Mas é sobretudo a Ethan que essa continuidade é oferecida. Encontrar Debbie é também reencontrar Martha, ainda que a correspondência seja forçosamente imperfeita. Martha é a primeira figura que vemos em The Searchers, uma espécie de elo que mantém as partes ligadas. Na verdade, é Martha que surge, entre todas as outras, como a peça essencial. O marido, Aaron, diz dela que não permitiria a um homem que desistisse, mantra que ecoa ao longo de todo a obra. Não espanta que Debbie, a sua herdeira, seja o único ponto que pode agregar um grupo de personagens brancas marcado por tantas diferenças e pontos de discórdia. É Debbie enquanto vestígio de Martha que Ethan persegue, ele cuja errância é tão proverbial quando a inépcia de Martin.
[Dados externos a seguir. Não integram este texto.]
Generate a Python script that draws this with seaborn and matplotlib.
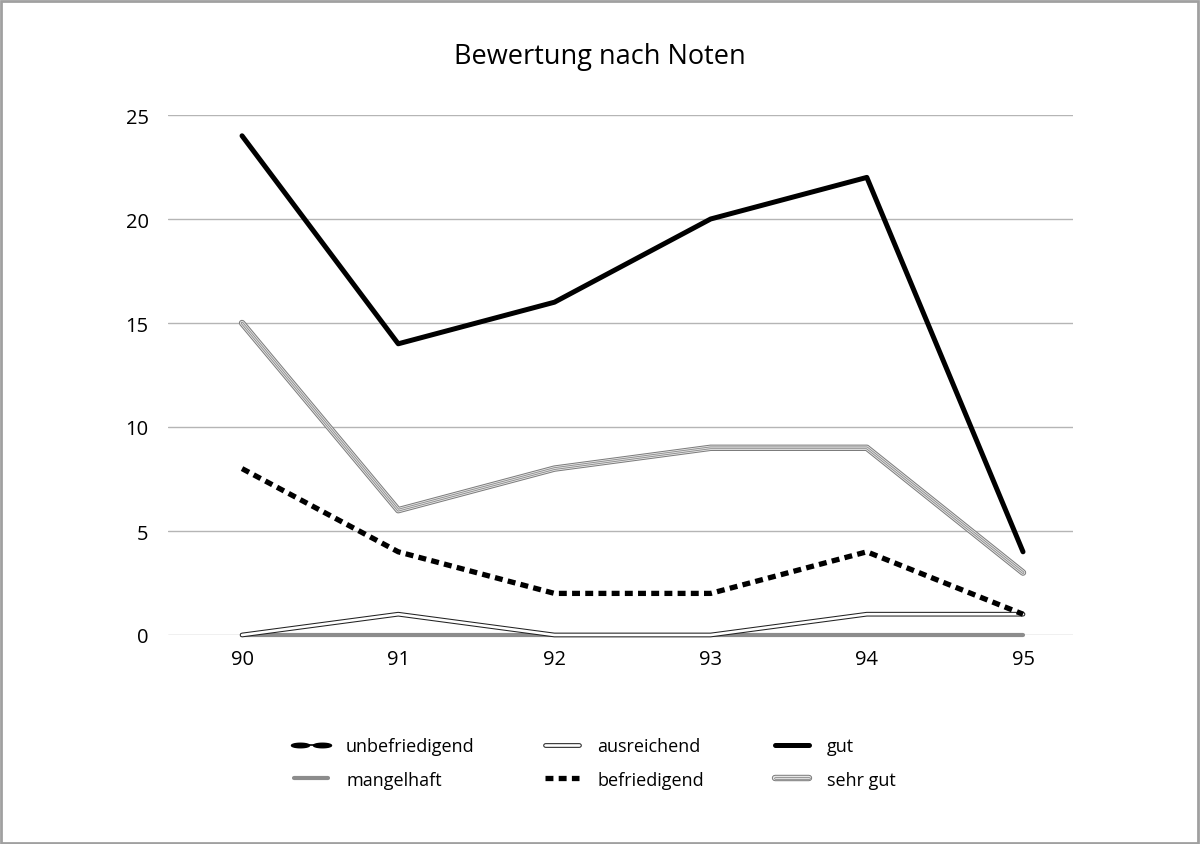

Tal como o círculo que o filme descreve, Ethan procura a negação de uma ausência num infindável rol de traços materiais. Falta-lhe a constância de Martha que, na primeira cena, abre a porta da casa coberta na penumbra e sai para o alpendre procurando a figura de Ethan, sabendo-a na distância antes mesmo ainda de a ver.
As aulas de António Reis na Escola de Cinema giravam em torno de uma lista de filmes que Reis e Margarida Cordeiro tinham como essenciais. The Searchers é parte dessa lista.